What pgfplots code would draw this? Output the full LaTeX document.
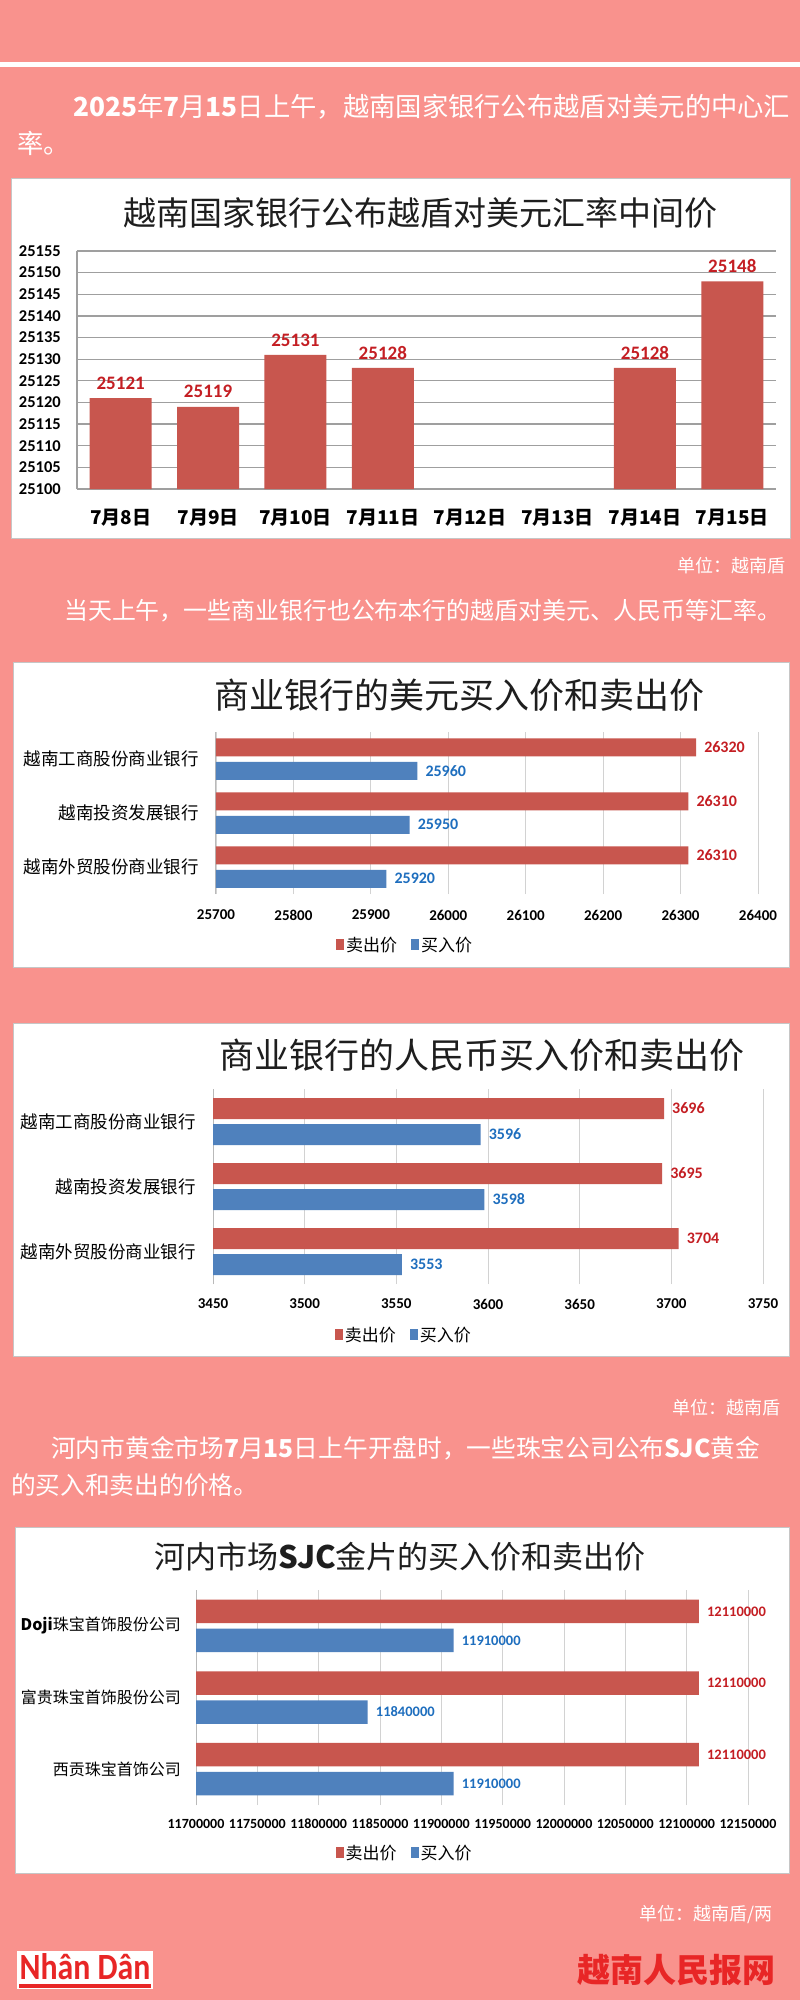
\documentclass[border=0pt]{standalone}
\usepackage{pgfplots}
\pgfplotsset{compat=1.18}
\usepackage{pgfplotstable}
\usepackage{graphicx}
\usepackage{fontspec}
\setmainfont{Noto Sans CJK SC}
\newfontfamily\cjk{Noto Sans CJK SC}
\newfontfamily\carl{Carlito}

\definecolor{bgpink}{RGB}{249,146,141}
\definecolor{barred}{RGB}{200,86,78}
\definecolor{barblue}{RGB}{79,129,189}
\definecolor{lblred}{RGB}{196,30,35}
\definecolor{lblblue}{RGB}{30,110,190}
\definecolor{logored}{RGB}{232,38,38}
\definecolor{titlec}{RGB}{30,30,30}

\newcommand{\fs}[1]{\fontsize{#1}{#1}\selectfont}

\pgfplotstableread{
x v
0 25121
1 25119
2 25131
3 25128
6 25128
7 25148
}\midrate

\pgfplotstableread{
y sell buy
2 26320 25960
1 26310 25950
0 26310 25920
}\usdtab

\pgfplotstableread{
y sell buy
2 3696 3596
1 3695 3598
0 3704 3553
}\cnytab

\pgfplotstableread{
y sell buy
2 12110000 11910000
1 12110000 11840000
0 12110000 11910000
}\goldtab

\pgfplotsset{
  hbar/.style={
    scale only axis, anchor=south west, clip=false,
    ymin=-0.5, ymax=2.5, ytick={0,1,2},
    axis lines*=left, x axis line style={draw=none},
    y axis line style={draw=gray!55, line width=1pt},
    xmajorgrids, major grid style={draw=gray!35, line width=0.9pt},
    major tick length=0pt, scaled x ticks=false,
    xticklabel style={font=\carl\bfseries\fs{15}, anchor=center, inner sep=0pt},
    yticklabel style={font=\cjk\fs{17.5}, anchor=east, inner sep=0pt},
    nodes near coords, point meta=explicit symbolic,
    every node near coord/.append style={font=\carl\bfseries\fs{16}, anchor=west, inner sep=0pt, xshift=8pt},
    legend columns=2,
    legend style={anchor=center, draw=none, fill=none, font=\cjk\fs{17},
      /tikz/every even column/.append style={column sep=12pt}},
  },
  redleg/.style={legend image code/.code={\fill[barred] (0pt,-5pt) rectangle (8pt,6pt);}},
  blueleg/.style={legend image code/.code={\fill[barblue] (0pt,-5pt) rectangle (8pt,6pt);}},
}

\begin{document}
\begin{tikzpicture}
\useasboundingbox (0,0) rectangle (800pt,-2000pt);
\fill[bgpink] (0,0) rectangle (800pt,-2000pt);
\fill[white] (0,-62pt) rectangle (800pt,-67pt);

% paragraph 1
\node[anchor=west, inner sep=0pt, text=white, font=\fs{26.3}] at (73pt,-107pt)
  {\textbf{2025}年\textbf{7}月\textbf{15}日上午，越南国家银行公布越盾对美元的中心汇};
\node[anchor=west, inner sep=0pt, text=white, font=\fs{26.3}] at (17pt,-143pt) {率。};

% ---------- chart 1 ----------
\filldraw[fill=white, draw=gray!45, line width=1pt] (11pt,-178pt) rectangle (790pt,-538pt);
\node[text=titlec, font=\fs{33}] at (420pt,-213pt) {越南国家银行公布越盾对美元汇率中间价};
\begin{axis}[
  at={(77pt,-489pt)}, anchor=south west, scale only axis,
  width=699pt, height=238pt, clip=false,
  xmin=-0.5, xmax=7.5, ymin=0, ymax=55,
  xtick={0,...,7},
  xticklabels={7月8日,7月9日,7月10日,7月11日,7月12日,7月13日,7月14日,7月15日},
  ytick={0,5,...,55},
  yticklabels={25100,25105,25110,25115,25120,25125,25130,25135,25140,25145,25150,25155},
  axis lines*=left, axis line style={draw=gray!75, line width=1.2pt},
  ymajorgrids, major grid style={draw=gray!75, line width=1.2pt},
  major tick length=0pt,
  xticklabel style={font=\cjk\bfseries\fs{19}, anchor=center, inner sep=0pt, yshift=-29pt},
  yticklabel style={font=\carl\bfseries\fs{16.5}, anchor=east, inner sep=0pt, xshift=-16pt},
  nodes near coords, point meta=explicit symbolic,
  every node near coord/.append style={font=\carl\bfseries\fs{19}, text=lblred, anchor=center, inner sep=0pt, yshift=15pt},
]
\addplot[ybar, bar width=62pt, bar shift=0pt, fill=barred, draw=none]
  table[x=x, y expr=\thisrow{v}-25100, meta=v]{\midrate};
\end{axis}
\node[anchor=east, inner sep=0pt, text=white, font=\fs{18}] at (786pt,-566pt) {单位：越南盾};

% paragraph 2
\node[anchor=west, inner sep=0pt, text=white, font=\fs{23.9}] at (64pt,-611pt)
  {当天上午，一些商业银行也公布本行的越盾对美元、人民币等汇率。};

% ---------- chart 2 (USD) ----------
\filldraw[fill=white, draw=gray!45, line width=1pt] (13pt,-662pt) rectangle (789pt,-967pt);
\node[text=titlec, font=\fs{35}] at (459pt,-695pt) {商业银行的美元买入价和卖出价};
\begin{axis}[hbar,
  at={(216pt,-894pt)}, width=542pt, height=162pt,
  xmin=0, xmax=700, xtick={0,100,...,700},
  xticklabels={25700,25800,25900,26000,26100,26200,26300,26400},
  yticklabels={越南外贸股份商业银行,越南投资发展银行,越南工商股份商业银行},
  xticklabel style={yshift=-21pt}, yticklabel style={xshift=-17pt},
  legend style={at={(0.349,-0.315)}},
]
\addplot[xbar, bar width=18pt, bar shift=11.75pt, fill=barred, draw=none,
  nodes near coords style={text=lblred, yshift=11.75pt}, redleg]
  table[y=y, x expr=\thisrow{sell}-25700, meta=sell]{\usdtab};
\addplot[xbar, bar width=18pt, bar shift=-11.75pt, fill=barblue, draw=none,
  nodes near coords style={text=lblblue, yshift=-11.75pt}, blueleg]
  table[y=y, x expr=\thisrow{buy}-25700, meta=buy]{\usdtab};
\legend{卖出价,买入价}
\end{axis}

% ---------- chart 3 (CNY) ----------
\filldraw[fill=white, draw=gray!45, line width=1pt] (13pt,-1023pt) rectangle (789pt,-1356pt);
\node[text=titlec, font=\fs{35}] at (482pt,-1055pt) {商业银行的人民币买入价和卖出价};
\begin{axis}[hbar,
  at={(213pt,-1284pt)}, width=550pt, height=195pt,
  xmin=0, xmax=300, xtick={0,50,...,300},
  xticklabels={3450,3500,3550,3600,3650,3700,3750},
  yticklabels={越南外贸股份商业银行,越南投资发展银行,越南工商股份商业银行},
  xticklabel style={yshift=-20pt}, yticklabel style={xshift=-17pt},
  legend style={at={(0.347,-0.262)}},
]
\addplot[xbar, bar width=21pt, bar shift=13pt, fill=barred, draw=none,
  nodes near coords style={text=lblred, yshift=13pt}, redleg]
  table[y=y, x expr=\thisrow{sell}-3450, meta=sell]{\cnytab};
\addplot[xbar, bar width=21pt, bar shift=-13pt, fill=barblue, draw=none,
  nodes near coords style={text=lblblue, yshift=-13pt}, blueleg]
  table[y=y, x expr=\thisrow{buy}-3450, meta=buy]{\cnytab};
\legend{卖出价,买入价}
\end{axis}

\node[anchor=east, inner sep=0pt, text=white, font=\fs{18}] at (781pt,-1408pt) {单位：越南盾};

% paragraph 3
\node[anchor=west, inner sep=0pt, text=white, font=\fs{24.7}] at (51pt,-1448pt)
  {河内市黄金市场\textbf{7}月\textbf{15}日上午开盘时，一些珠宝公司公布\textbf{SJC}黄金};
\node[anchor=west, inner sep=0pt, text=white, font=\fs{24.7}] at (11pt,-1485pt) {的买入和卖出的价格。};

% ---------- chart 4 (gold) ----------
\filldraw[fill=white, draw=gray!45, line width=1pt] (15pt,-1527pt) rectangle (789pt,-1873pt);
\node[text=titlec, font=\fs{31}] at (400pt,-1557pt) {河内市场\textbf{SJC}金片的买入价和卖出价};
\begin{axis}[hbar,
  at={(196pt,-1805pt)}, width=552pt, height=215pt,
  xmin=0, xmax=450000, xtick={0,50000,...,450000},
  xticklabels={11700000,11750000,11800000,11850000,11900000,11950000,12000000,12050000,12100000,12150000},
  yticklabels={西贡珠宝首饰公司,富贵珠宝首饰股份公司,\textbf{Doji}珠宝首饰股份公司},
  xticklabel style={yshift=-19pt, font=\carl\bfseries\fs{14}},
  yticklabel style={xshift=-15pt, font=\cjk\fs{16}},
  every node near coord/.append style={font=\carl\bfseries\fs{14.5}},
  legend style={at={(0.378,-0.223)}},
]
\addplot[xbar, bar width=23.5pt, bar shift=14.5pt, fill=barred, draw=none,
  nodes near coords style={text=lblred, yshift=14.5pt}, redleg]
  table[y=y, x expr=\thisrow{sell}-11700000, meta=sell]{\goldtab};
\addplot[xbar, bar width=23.5pt, bar shift=-14.5pt, fill=barblue, draw=none,
  nodes near coords style={text=lblblue, yshift=-14.5pt}, blueleg]
  table[y=y, x expr=\thisrow{buy}-11700000, meta=buy]{\goldtab};
\legend{卖出价,买入价}
\end{axis}

\node[anchor=east, inner sep=0pt, text=white, font=\fs{18}] at (773pt,-1914pt) {单位：越南盾/两};

% footer
\fill[white] (17pt,-1951pt) rectangle (153pt,-1989pt);
\fill[logored] (19pt,-1984pt) rectangle (151pt,-1988pt);
\node[anchor=base, inner sep=0pt, text=logored, font=\carl\bfseries\fs{37}] at (85pt,-1979pt)
  {\scalebox{0.86}[1]{Nhân Dân}};
\node[anchor=east, inner sep=0pt, text=logored, font=\bfseries\fs{33}] at (776pt,-1970pt) {越南人民报网};
\end{tikzpicture}
\end{document}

What is required:
Report the number of lines in the listing above that include the word "code", and nothing else.

Task result:
3